Home Price Declines and Failures of US Financial Institutions, an Example of Macro-Factor Driven Default Risk

Location: Honolulu
Author:
Date: Monday, September 14, 2009
 

Our post on September 9 pointed out that the number of failed and rescued financial institutions in the current crisis has been far less than what we observed in the 1987-1992 period.  We all know that home prices are the number one driver of the 2007-2009 credit crisis, and recent data from the Federal Deposit Insurance Corporation makes that obvious.  That’s the focus of today’s post.

In our September 9 post, we showed a graph by month of the number of financial institution failures and FDIC “assistance” incidents for those months where there was at least one failure.  The graph below shows the results for all months, including those with zero failures, and the cyclicality of bank failures is starkly apparent.

 

How easy is it to trace the causes of bank failures to specific changes in the macro economy?  Formally, one would do that in the context of a comprehensive logistic regression default model like that offered by Kamakura Risk Information Services.  To prove how easy it is to show management that macro factors matter, however, we resort instead to a single graph. 

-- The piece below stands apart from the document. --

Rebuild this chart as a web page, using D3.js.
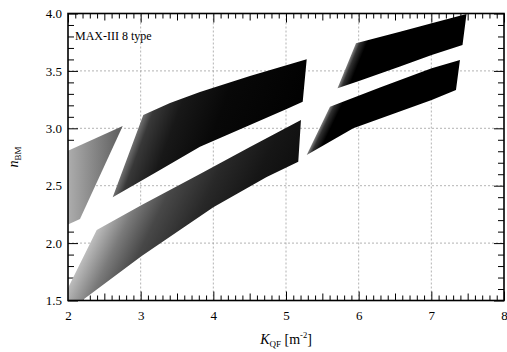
<!DOCTYPE html>
<html>
<head>
<meta charset="utf-8">
<script src="https://cdn.jsdelivr.net/npm/d3@7"></script>
<style>
  body { margin: 0; background: #fff; }
  svg { display: block; }
</style>
</head>
<body>
<svg id="chart" width="507" height="352"></svg>
<script>
// outlines of the regions as [K_QF, n_BM]
var regionA = [[2.0, 2.805], [2.753, 3.020], [2.165, 2.210], [2.0, 2.162]]
var bandB = [[2.615, 2.399], [3.036, 3.116], [3.404, 3.220], [3.816, 3.316], [4.504, 3.456], [5.285, 3.601],
             [5.230, 3.232], [5.009, 3.168], [4.504, 3.029], [3.816, 2.840], [3.266, 2.637]]
var bandC = [[2.0, 1.609], [2.395, 2.114], [3.014, 2.332], [3.816, 2.602], [4.504, 2.837], [5.206, 3.072],
             [5.169, 2.709], [4.734, 2.576], [4.0, 2.312], [3.014, 1.888], [2.193, 1.5], [2.0, 1.5]]
var bandD = [[5.709, 3.348], [5.963, 3.740], [6.569, 3.841], [7.005, 3.915], [7.484, 3.996],
             [7.429, 3.726], [7.005, 3.639], [6.569, 3.538], [6.004, 3.412]]
var bandE = [[5.285, 2.767], [5.605, 3.188], [6.293, 3.355], [7.005, 3.523], [7.394, 3.595],
             [7.339, 3.334], [7.005, 3.247], [5.926, 3.0]]

var xTicks = [2, 3, 4, 5, 6, 7, 8]
var yTicks = [1.5, 2.0, 2.5, 3.0, 3.5, 4.0]
var label = "MAX-III 8 type"

// shading: grey fades from the lit edge (two vertex indexes) into black
var shades = [
  { pts: regionA, edge: [3, 0], len: 56, stops: [[0, "#adadad"], [1, "#5a5a5a"]] },
  { pts: bandB, edge: [0, 1], len: 160, stops: [[0, "#707070"], [0.05, "#383838"], [0.2, "#181818"], [0.45, "#080808"], [1, "#000"]] },
  { pts: bandC, edge: [0, 1], len: 240, stops: [[0, "#bdbdbd"], [0.1, "#7a7a7a"], [0.2, "#484848"], [0.35, "#282828"], [0.5, "#161616"], [0.75, "#080808"], [1, "#040404"]] },
  { pts: bandD, edge: [0, 1], len: 10, stops: [[0, "#808080"], [0.35, "#303030"], [1, "#000"]] },
  { pts: bandE, edge: [0, 1], len: 10, stops: [[0, "#808080"], [0.35, "#303030"], [1, "#000"]] }
]

var FONT = "'Liberation Serif', 'Times New Roman', Times, serif"

var svg = d3.select("#chart"),
    width = +svg.attr("width"),
    height = +svg.attr("height")

var m = { l: 68, r: 3, t: 13.5, b: 51.5 }

var x = d3.scaleLinear().domain([2, 8]).range([m.l, width - m.r])
var y = d3.scaleLinear().domain([1.5, 4]).range([height - m.b, m.t])

var xMinor = d3.range(20, 81).map(function(d){ return d / 10 }).filter(function(d){ return Math.round(d * 10) % 5 != 0 })
var xMid = [2.5, 3.5, 4.5, 5.5, 6.5, 7.5]
var yMinor = d3.range(15, 41).map(function(d){ return d / 10 }).filter(function(d){ return Math.round(d * 10) % 5 != 0 })

var defs = svg.append("defs")
defs.append("clipPath").attr("id", "plot")
  .append("rect")
  .attr("x", m.l).attr("y", m.t)
  .attr("width", width - m.r - m.l).attr("height", height - m.b - m.t)

// grid
var grid = svg.append("g")
grid.selectAll(".gx")
  .data(xTicks.slice(1, -1))
  .enter().append("line")
  .attr("x1", function(d){ return x(d) }).attr("x2", function(d){ return x(d) })
  .attr("y1", y(1.5)).attr("y2", y(4))
grid.selectAll(".gy")
  .data(yTicks.slice(1, -1))
  .enter().append("line")
  .attr("y1", function(d){ return y(d) }).attr("y2", function(d){ return y(d) })
  .attr("x1", x(2)).attr("x2", x(8))
grid.selectAll("line")
  .style("stroke", "#a0a0a0")
  .style("stroke-width", 0.8)
  .style("stroke-dasharray", "2,2")

// ticks, all pointing inward
function ticks(axis, vals, size, tr){
  var a = svg.append("g")
    .attr("transform", tr)
    .call(axis.tickValues(vals).tickSize(-size).tickFormat(""))
  a.select(".domain").remove()
  a.selectAll("line").style("stroke", "#000").style("stroke-width", 1)
  return a
}
var bottom = "translate(0," + y(1.5) + ")",
    top_ = "translate(0," + y(4) + ")",
    left = "translate(" + x(2) + ",0)",
    right = "translate(" + x(8) + ",0)"

ticks(d3.axisBottom(x), xMinor, 5, bottom)
ticks(d3.axisBottom(x), xMid, 7, bottom)
ticks(d3.axisBottom(x), xTicks, 9, bottom)
ticks(d3.axisTop(x), xMinor, 5, top_)
ticks(d3.axisTop(x), xMid, 7, top_)
ticks(d3.axisTop(x), xTicks, 9, top_)
ticks(d3.axisLeft(y), yMinor, 6, left)
ticks(d3.axisLeft(y), yTicks, 10, left)
ticks(d3.axisRight(y), yMinor, 6, right)
ticks(d3.axisRight(y), yTicks, 10, right)

// tick labels
svg.append("g")
  .attr("class", "lab")
  .attr("transform", bottom)
  .call(d3.axisBottom(x).tickValues(xTicks).tickSize(0).tickPadding(10).tickFormat(d3.format("d")))
svg.append("g")
  .attr("class", "lab")
  .attr("transform", left)
  .call(d3.axisLeft(y).tickValues(yTicks).tickSize(0).tickPadding(6).tickFormat(d3.format(".1f")))
svg.selectAll(".domain").remove()
svg.selectAll(".lab")
  .attr("font-family", FONT)
  .attr("font-size", 13)
svg.selectAll(".lab text")
  .attr("font-family", FONT)
  .style("font-family", FONT)
  .style("font-size", "13px")
  .attr("fill", "#000")

// shaded regions
var line = d3.line()
  .x(function(d){ return x(d[0]) })
  .y(function(d){ return y(d[1]) })

var regions = svg.append("g").attr("clip-path", "url(#plot)")

shades.forEach(function(s, i){
  var px = s.pts.map(function(d){ return [x(d[0]), y(d[1])] })
  var p0 = px[s.edge[0]], p1 = px[s.edge[1]]
  var dx = p1[0] - p0[0], dy = p1[1] - p0[1], L = Math.hypot(dx, dy)
  var nx = dy / L, ny = -dx / L
  var c = d3.polygonCentroid(px)
  if ((c[0] - p0[0]) * nx + (c[1] - p0[1]) * ny < 0) { nx = -nx; ny = -ny }

  var grad = defs.append("linearGradient")
    .attr("id", "shade" + i)
    .attr("gradientUnits", "userSpaceOnUse")
    .attr("x1", p0[0]).attr("y1", p0[1])
    .attr("x2", p0[0] + nx * s.len).attr("y2", p0[1] + ny * s.len)
  s.stops.forEach(function(st){
    grad.append("stop").attr("offset", st[0]).attr("stop-color", st[1])
  })

  regions.append("path")
    .datum(s.pts)
    .attr("d", function(d){ return line(d) + "Z" })
    .style("fill", "url(#shade" + i + ")")
    .style("stroke", "none")
})

// frame
svg.append("rect")
  .attr("x", x(2)).attr("y", y(4))
  .attr("width", x(8) - x(2)).attr("height", y(1.5) - y(4))
  .style("fill", "none")
  .style("stroke", "#000")
  .style("stroke-width", 1.6)

// texts
svg.append("text")
  .attr("x", 75).attr("y", 39.5)
  .style("font-family", FONT)
  .style("font-size", "12px")
  .text(label)

var xt = svg.append("text")
  .attr("x", (x(2) + x(8)) / 2).attr("y", 344)
  .attr("text-anchor", "middle")
  .style("font-family", FONT)
  .style("font-size", "14px")
xt.append("tspan").style("font-style", "italic").text("K")
xt.append("tspan").attr("dy", 3).style("font-size", "9px").text("QF")
xt.append("tspan").attr("dy", -3).text(" [m")
xt.append("tspan").attr("dy", -6).style("font-size", "8.5px").text("-2")
xt.append("tspan").attr("dy", 6).text("]")

var yt = svg.append("text")
  .attr("transform", "translate(17.5," + (y(1.5) + y(4)) / 2 + ") rotate(-90)")
  .attr("text-anchor", "middle")
  .style("font-family", FONT)
  .style("font-size", "14px")
yt.append("tspan").style("font-style", "italic").text("n")
yt.append("tspan").attr("dy", 3).style("font-size", "9px").text("BM")
</script>
</body>
</html>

In the savings and loan crisis, remember that massive upward movements of interest rates combined with commercial real estate price declines to trigger widespread bank and savings and loan failures. Home prices were down modestly but were at best a secondary factor in those failures. Today, we concentrate on the period from January 1994 to August 2009.  We use the 10 city Case-Shiller home price index compiled by Fiserv and released by Standard & Poor’s Corporation.  We calculated the 2 year change in the Case-Shiller home price index and plotted the number of bank failures in a given month as a function of that 2 year home price change as of that month.  The results are stunning:

 

Banks do fail at all levels of home price changes.  That being said, as long as the two year home price decline is less than 20%, there is only one month since January 1994 where more than 2 banks have failed.  Once the price decline is greater than 20%, all hell breaks loose as the graph above shows quite starkly.

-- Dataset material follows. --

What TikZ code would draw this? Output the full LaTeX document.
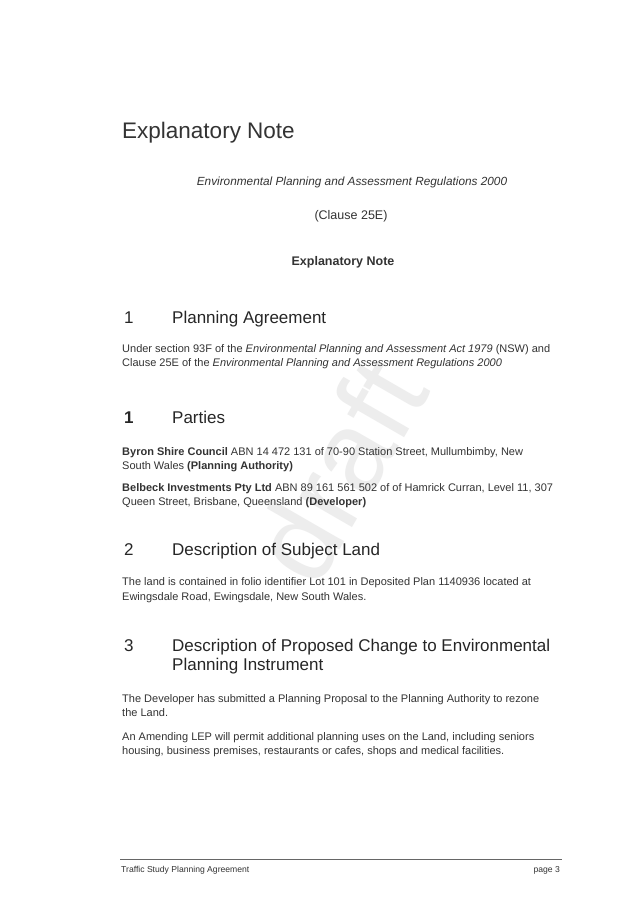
\documentclass[tikz,border=0pt]{standalone}
\usepackage{fontspec}
\setmainfont{Liberation Sans}
\begin{document}
\begin{tikzpicture}[x=1pt,y=-1pt,
  tx/.style={anchor=base west,inner sep=0pt,font=\fontsize{11}{13}\selectfont,text=black!80},
  hd/.style={anchor=base west,inner sep=0pt,font=\fontsize{17}{20}\selectfont,text=black!85},
  ctr/.style={anchor=base,inner sep=0pt,font=\fontsize{12.5}{14}\selectfont,text=black!80}]
\useasboundingbox[fill=white] (0,0) rectangle (637,901);
\node[rotate=60,text=black!7,font=\fontsize{115}{115}\selectfont] (wm) at (338,470) {draft};
\node[tx,font=\fontsize{22.5}{26}\selectfont] (t) at (122,139) {Explanatory Note};
\node[ctr,font=\fontsize{11.8}{14}\itshape] (r) at (352,186) {Environmental Planning and Assessment Regulations 2000};
\node[ctr] (c) at (351,219) {(Clause 25E)};
\node[ctr,font=\fontsize{12.5}{14}\bfseries] (e) at (343,265) {Explanatory Note};
\node[hd] (n1) at (124,323) {1};
\node[hd] (h1) at (172,323) {Planning Agreement};
\node[tx] (p1) at (122,352) {Under section 93F of the \textit{Environmental Planning and Assessment Act 1979} (NSW) and};
\node[tx] (p2) at (122,366) {Clause 25E of the \textit{Environmental Planning and Assessment Regulations 2000}};
\node[hd,font=\fontsize{17}{20}\bfseries] (n2) at (124,423) {1};
\node[hd] (h2) at (172,423) {Parties};
\node[tx] (b1) at (122,455) {\textbf{Byron Shire Council} ABN 14 472 131 of 70-90 Station Street, Mullumbimby, New};
\node[tx] (b2) at (122,469) {South Wales \textbf{(Planning Authority)}};
\node[tx] (b3) at (122,491) {\textbf{Belbeck Investments Pty Ltd} ABN 89 161 561 502 of of Hamrick Curran, Level 11, 307};
\node[tx] (b4) at (122,505) {Queen Street, Brisbane, Queensland \textbf{(Developer)}};
\node[hd] (n3) at (124,555) {2};
\node[hd] (h3) at (172,555) {Description of Subject Land};
\node[tx] (l1) at (122,585) {The land is contained in folio identifier Lot 101 in Deposited Plan 1140936 located at};
\node[tx] (l2) at (122,600) {Ewingsdale Road, Ewingsdale, New South Wales.};
\node[hd] (n4) at (124,651) {3};
\node[hd] (h4) at (172,651) {Description of Proposed Change to Environmental};
\node[hd] (h5) at (172,670) {Planning Instrument};
\node[tx] (d1) at (122,702) {The Developer has submitted a Planning Proposal to the Planning Authority to rezone};
\node[tx] (d2) at (122,716) {the Land.};
\node[tx] (d3) at (122,740) {An Amending LEP will permit additional planning uses on the Land, including seniors};
\node[tx] (d4) at (122,754) {housing, business premises, restaurants or cafes, shops and medical facilities.};
\coordinate (fa) at (120,859); \coordinate (fb) at (562,859);
\draw[black!60,line width=0.5] (fa) -- (fb);
\node[tx,font=\fontsize{8.6}{10}\selectfont] (f1) at (121,872) {Traffic Study Planning Agreement};
\node[tx,anchor=base east,font=\fontsize{8.6}{10}\selectfont] (f2) at (560,872) {page 3};
\end{tikzpicture}
\end{document}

Two questions immediately come to mind.

Before home prices declined, if we stress tested a home price decline of 20%, would we have predicted that a bank could fail?

Working with many of the largest banks in the United States and national mortgage default data available only before the crisis, we find the answer to this question is yes.  The determining factor for a given bank is both the size and quality of the mortgage portfolio. Quality is measured loan by loan, including estimated current home price values.

Won’t the macro factors that drive the next crisis be different, surprising us and leading to another “black swan” crisis?

There’s a two part answer to this question. First, although the macro factors may be different, the macro factors that cause the next crisis are almost certain to come from this list of factors that have caused almost every other crisis in the last century:

  • Home prices
  • Commercial real estate prices
  • Stock prices (which will reflect factors like economic growth and unemployment)
  • Interest rates (and therefore inflation)
  • Foreign exchange rates
  • Commodity prices

Second, given that this is a very short list, Nassim Taleb will probably be the only person calling the next crisis a “black swan”!